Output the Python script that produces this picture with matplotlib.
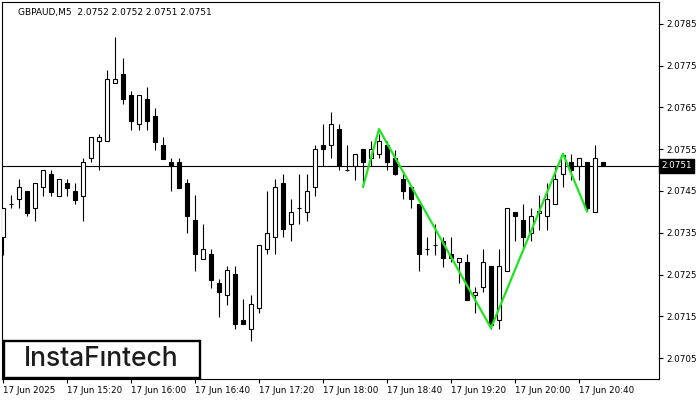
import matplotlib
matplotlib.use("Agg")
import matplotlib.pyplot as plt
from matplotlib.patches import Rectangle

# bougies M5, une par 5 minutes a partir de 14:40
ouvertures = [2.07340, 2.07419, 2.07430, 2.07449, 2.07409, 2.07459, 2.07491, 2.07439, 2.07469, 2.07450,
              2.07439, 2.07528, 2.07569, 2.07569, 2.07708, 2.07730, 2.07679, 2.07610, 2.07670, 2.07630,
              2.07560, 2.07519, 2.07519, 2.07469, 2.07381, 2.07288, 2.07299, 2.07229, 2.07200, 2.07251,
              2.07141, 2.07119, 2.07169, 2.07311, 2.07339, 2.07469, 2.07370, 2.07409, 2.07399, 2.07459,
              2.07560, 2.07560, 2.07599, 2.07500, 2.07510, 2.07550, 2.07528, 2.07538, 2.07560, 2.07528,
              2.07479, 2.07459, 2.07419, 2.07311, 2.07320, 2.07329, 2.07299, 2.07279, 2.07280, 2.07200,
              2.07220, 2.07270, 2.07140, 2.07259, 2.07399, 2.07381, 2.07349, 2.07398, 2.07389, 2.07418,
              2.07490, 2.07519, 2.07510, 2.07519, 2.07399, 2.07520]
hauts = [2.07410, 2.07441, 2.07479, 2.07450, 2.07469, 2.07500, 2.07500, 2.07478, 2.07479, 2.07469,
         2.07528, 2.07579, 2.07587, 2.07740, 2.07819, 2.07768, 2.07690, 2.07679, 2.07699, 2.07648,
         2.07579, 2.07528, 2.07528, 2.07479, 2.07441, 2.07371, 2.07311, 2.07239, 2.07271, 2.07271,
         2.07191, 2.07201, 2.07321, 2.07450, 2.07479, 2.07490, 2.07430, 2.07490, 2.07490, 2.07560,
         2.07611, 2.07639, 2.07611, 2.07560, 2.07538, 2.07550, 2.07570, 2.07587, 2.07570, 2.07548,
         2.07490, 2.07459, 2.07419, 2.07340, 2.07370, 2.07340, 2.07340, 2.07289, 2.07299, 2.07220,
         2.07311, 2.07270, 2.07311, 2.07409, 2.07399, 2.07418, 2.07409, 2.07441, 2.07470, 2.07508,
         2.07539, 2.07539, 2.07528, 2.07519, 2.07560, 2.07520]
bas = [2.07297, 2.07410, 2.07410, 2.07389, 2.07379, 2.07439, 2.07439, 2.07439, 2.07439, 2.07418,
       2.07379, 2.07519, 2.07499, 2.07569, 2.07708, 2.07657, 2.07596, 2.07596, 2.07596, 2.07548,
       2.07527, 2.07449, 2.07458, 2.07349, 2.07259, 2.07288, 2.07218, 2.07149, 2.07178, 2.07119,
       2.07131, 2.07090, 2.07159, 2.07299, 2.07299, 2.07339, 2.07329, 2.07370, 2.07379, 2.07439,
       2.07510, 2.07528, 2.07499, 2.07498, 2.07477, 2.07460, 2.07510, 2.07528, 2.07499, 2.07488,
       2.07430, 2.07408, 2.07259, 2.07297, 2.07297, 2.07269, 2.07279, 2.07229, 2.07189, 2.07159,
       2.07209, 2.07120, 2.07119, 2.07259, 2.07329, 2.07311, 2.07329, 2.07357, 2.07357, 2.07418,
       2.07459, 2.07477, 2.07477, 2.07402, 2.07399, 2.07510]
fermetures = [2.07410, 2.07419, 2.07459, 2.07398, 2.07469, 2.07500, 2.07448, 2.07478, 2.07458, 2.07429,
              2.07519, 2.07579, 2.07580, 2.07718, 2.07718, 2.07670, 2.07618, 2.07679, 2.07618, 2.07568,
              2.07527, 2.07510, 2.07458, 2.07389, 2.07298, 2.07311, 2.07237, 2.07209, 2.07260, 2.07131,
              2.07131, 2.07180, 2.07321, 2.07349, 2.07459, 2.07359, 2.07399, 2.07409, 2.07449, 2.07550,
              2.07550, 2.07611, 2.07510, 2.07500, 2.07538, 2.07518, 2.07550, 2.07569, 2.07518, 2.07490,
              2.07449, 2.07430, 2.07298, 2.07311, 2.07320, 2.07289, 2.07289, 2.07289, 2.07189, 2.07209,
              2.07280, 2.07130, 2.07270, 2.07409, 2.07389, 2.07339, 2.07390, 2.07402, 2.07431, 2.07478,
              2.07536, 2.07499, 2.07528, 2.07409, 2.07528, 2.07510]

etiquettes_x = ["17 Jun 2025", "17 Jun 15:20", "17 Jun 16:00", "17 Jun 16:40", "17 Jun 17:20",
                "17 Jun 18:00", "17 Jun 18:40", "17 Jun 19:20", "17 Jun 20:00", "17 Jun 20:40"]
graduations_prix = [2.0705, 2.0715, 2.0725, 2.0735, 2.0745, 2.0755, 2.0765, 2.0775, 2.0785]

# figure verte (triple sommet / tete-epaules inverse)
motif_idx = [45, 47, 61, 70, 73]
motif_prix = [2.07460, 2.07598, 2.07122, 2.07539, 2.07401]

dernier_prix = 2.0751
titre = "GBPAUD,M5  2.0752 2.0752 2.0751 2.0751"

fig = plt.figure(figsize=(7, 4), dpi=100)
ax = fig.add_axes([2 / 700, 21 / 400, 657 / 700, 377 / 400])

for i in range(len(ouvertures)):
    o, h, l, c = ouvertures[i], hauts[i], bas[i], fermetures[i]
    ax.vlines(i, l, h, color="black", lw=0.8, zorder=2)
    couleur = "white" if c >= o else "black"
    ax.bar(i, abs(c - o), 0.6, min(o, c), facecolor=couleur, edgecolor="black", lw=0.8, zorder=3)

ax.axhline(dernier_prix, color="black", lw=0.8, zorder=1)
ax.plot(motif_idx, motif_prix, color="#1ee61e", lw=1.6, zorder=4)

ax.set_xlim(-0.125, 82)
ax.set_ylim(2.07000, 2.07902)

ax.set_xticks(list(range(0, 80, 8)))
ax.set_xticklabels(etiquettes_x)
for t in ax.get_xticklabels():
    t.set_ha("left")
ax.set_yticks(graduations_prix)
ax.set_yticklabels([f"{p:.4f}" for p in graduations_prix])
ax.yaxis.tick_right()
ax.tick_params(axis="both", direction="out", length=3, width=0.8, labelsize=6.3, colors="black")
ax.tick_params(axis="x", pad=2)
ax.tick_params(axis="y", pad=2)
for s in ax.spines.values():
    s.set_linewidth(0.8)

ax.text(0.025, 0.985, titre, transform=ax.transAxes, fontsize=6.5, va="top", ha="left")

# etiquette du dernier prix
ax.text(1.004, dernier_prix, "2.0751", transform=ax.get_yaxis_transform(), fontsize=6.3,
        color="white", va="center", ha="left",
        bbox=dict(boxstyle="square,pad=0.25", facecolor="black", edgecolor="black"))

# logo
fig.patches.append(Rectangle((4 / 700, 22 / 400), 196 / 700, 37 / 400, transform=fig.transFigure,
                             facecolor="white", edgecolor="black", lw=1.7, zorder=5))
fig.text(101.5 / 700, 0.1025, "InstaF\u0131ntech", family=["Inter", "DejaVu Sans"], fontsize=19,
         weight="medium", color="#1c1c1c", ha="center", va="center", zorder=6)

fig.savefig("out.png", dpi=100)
* * * * * * *
**Instructions to follow**
Print out the lines exactly, skipping any picture.

**Answer**
Output the Python script that produces this picture with matplotlib.
import matplotlib
matplotlib.use("Agg")
import matplotlib.pyplot as plt
from matplotlib.patches import Rectangle

# bougies M5, une par 5 minutes a partir de 14:40
ouvertures = [2.07340, 2.07419, 2.07430, 2.07449, 2.07409, 2.07459, 2.07491, 2.07439, 2.07469, 2.07450,
              2.07439, 2.07528, 2.07569, 2.07569, 2.07708, 2.07730, 2.07679, 2.07610, 2.07670, 2.07630,
              2.07560, 2.07519, 2.07519, 2.07469, 2.07381, 2.07288, 2.07299, 2.07229, 2.07200, 2.07251,
              2.07141, 2.07119, 2.07169, 2.07311, 2.07339, 2.07469, 2.07370, 2.07409, 2.07399, 2.07459,
              2.07560, 2.07560, 2.07599, 2.07500, 2.07510, 2.07550, 2.07528, 2.07538, 2.07560, 2.07528,
              2.07479, 2.07459, 2.07419, 2.07311, 2.07320, 2.07329, 2.07299, 2.07279, 2.07280, 2.07200,
              2.07220, 2.07270, 2.07140, 2.07259, 2.07399, 2.07381, 2.07349, 2.07398, 2.07389, 2.07418,
              2.07490, 2.07519, 2.07510, 2.07519, 2.07399, 2.07520]
hauts = [2.07410, 2.07441, 2.07479, 2.07450, 2.07469, 2.07500, 2.07500, 2.07478, 2.07479, 2.07469,
         2.07528, 2.07579, 2.07587, 2.07740, 2.07819, 2.07768, 2.07690, 2.07679, 2.07699, 2.07648,
         2.07579, 2.07528, 2.07528, 2.07479, 2.07441, 2.07371, 2.07311, 2.07239, 2.07271, 2.07271,
         2.07191, 2.07201, 2.07321, 2.07450, 2.07479, 2.07490, 2.07430, 2.07490, 2.07490, 2.07560,
         2.07611, 2.07639, 2.07611, 2.07560, 2.07538, 2.07550, 2.07570, 2.07587, 2.07570, 2.07548,
         2.07490, 2.07459, 2.07419, 2.07340, 2.07370, 2.07340, 2.07340, 2.07289, 2.07299, 2.07220,
         2.07311, 2.07270, 2.07311, 2.07409, 2.07399, 2.07418, 2.07409, 2.07441, 2.07470, 2.07508,
         2.07539, 2.07539, 2.07528, 2.07519, 2.07560, 2.07520]
bas = [2.07297, 2.07410, 2.07410, 2.07389, 2.07379, 2.07439, 2.07439, 2.07439, 2.07439, 2.07418,
       2.07379, 2.07519, 2.07499, 2.07569, 2.07708, 2.07657, 2.07596, 2.07596, 2.07596, 2.07548,
       2.07527, 2.07449, 2.07458, 2.07349, 2.07259, 2.07288, 2.07218, 2.07149, 2.07178, 2.07119,
       2.07131, 2.07090, 2.07159, 2.07299, 2.07299, 2.07339, 2.07329, 2.07370, 2.07379, 2.07439,
       2.07510, 2.07528, 2.07499, 2.07498, 2.07477, 2.07460, 2.07510, 2.07528, 2.07499, 2.07488,
       2.07430, 2.07408, 2.07259, 2.07297, 2.07297, 2.07269, 2.07279, 2.07229, 2.07189, 2.07159,
       2.07209, 2.07120, 2.07119, 2.07259, 2.07329, 2.07311, 2.07329, 2.07357, 2.07357, 2.07418,
       2.07459, 2.07477, 2.07477, 2.07402, 2.07399, 2.07510]
fermetures = [2.07410, 2.07419, 2.07459, 2.07398, 2.07469, 2.07500, 2.07448, 2.07478, 2.07458, 2.07429,
              2.07519, 2.07579, 2.07580, 2.07718, 2.07718, 2.07670, 2.07618, 2.07679, 2.07618, 2.07568,
              2.07527, 2.07510, 2.07458, 2.07389, 2.07298, 2.07311, 2.07237, 2.07209, 2.07260, 2.07131,
              2.07131, 2.07180, 2.07321, 2.07349, 2.07459, 2.07359, 2.07399, 2.07409, 2.07449, 2.07550,
              2.07550, 2.07611, 2.07510, 2.07500, 2.07538, 2.07518, 2.07550, 2.07569, 2.07518, 2.07490,
              2.07449, 2.07430, 2.07298, 2.07311, 2.07320, 2.07289, 2.07289, 2.07289, 2.07189, 2.07209,
              2.07280, 2.07130, 2.07270, 2.07409, 2.07389, 2.07339, 2.07390, 2.07402, 2.07431, 2.07478,
              2.07536, 2.07499, 2.07528, 2.07409, 2.07528, 2.07510]

etiquettes_x = ["17 Jun 2025", "17 Jun 15:20", "17 Jun 16:00", "17 Jun 16:40", "17 Jun 17:20",
                "17 Jun 18:00", "17 Jun 18:40", "17 Jun 19:20", "17 Jun 20:00", "17 Jun 20:40"]
graduations_prix = [2.0705, 2.0715, 2.0725, 2.0735, 2.0745, 2.0755, 2.0765, 2.0775, 2.0785]

# figure verte (triple sommet / tete-epaules inverse)
motif_idx = [45, 47, 61, 70, 73]
motif_prix = [2.07460, 2.07598, 2.07122, 2.07539, 2.07401]

dernier_prix = 2.0751
titre = "GBPAUD,M5  2.0752 2.0752 2.0751 2.0751"

fig = plt.figure(figsize=(7, 4), dpi=100)
ax = fig.add_axes([2 / 700, 21 / 400, 657 / 700, 377 / 400])

for i in range(len(ouvertures)):
    o, h, l, c = ouvertures[i], hauts[i], bas[i], fermetures[i]
    ax.vlines(i, l, h, color="black", lw=0.8, zorder=2)
    couleur = "white" if c >= o else "black"
    ax.bar(i, abs(c - o), 0.6, min(o, c), facecolor=couleur, edgecolor="black", lw=0.8, zorder=3)

ax.axhline(dernier_prix, color="black", lw=0.8, zorder=1)
ax.plot(motif_idx, motif_prix, color="#1ee61e", lw=1.6, zorder=4)

ax.set_xlim(-0.125, 82)
ax.set_ylim(2.07000, 2.07902)

ax.set_xticks(list(range(0, 80, 8)))
ax.set_xticklabels(etiquettes_x)
for t in ax.get_xticklabels():
    t.set_ha("left")
ax.set_yticks(graduations_prix)
ax.set_yticklabels([f"{p:.4f}" for p in graduations_prix])
ax.yaxis.tick_right()
ax.tick_params(axis="both", direction="out", length=3, width=0.8, labelsize=6.3, colors="black")
ax.tick_params(axis="x", pad=2)
ax.tick_params(axis="y", pad=2)
for s in ax.spines.values():
    s.set_linewidth(0.8)

ax.text(0.025, 0.985, titre, transform=ax.transAxes, fontsize=6.5, va="top", ha="left")

# etiquette du dernier prix
ax.text(1.004, dernier_prix, "2.0751", transform=ax.get_yaxis_transform(), fontsize=6.3,
        color="white", va="center", ha="left",
        bbox=dict(boxstyle="square,pad=0.25", facecolor="black", edgecolor="black"))

# logo
fig.patches.append(Rectangle((4 / 700, 22 / 400), 196 / 700, 37 / 400, transform=fig.transFigure,
                             facecolor="white", edgecolor="black", lw=1.7, zorder=5))
fig.text(101.5 / 700, 0.1025, "InstaF\u0131ntech", family=["Inter", "DejaVu Sans"], fontsize=19,
         weight="medium", color="#1c1c1c", ha="center", va="center", zorder=6)

fig.savefig("out.png", dpi=100)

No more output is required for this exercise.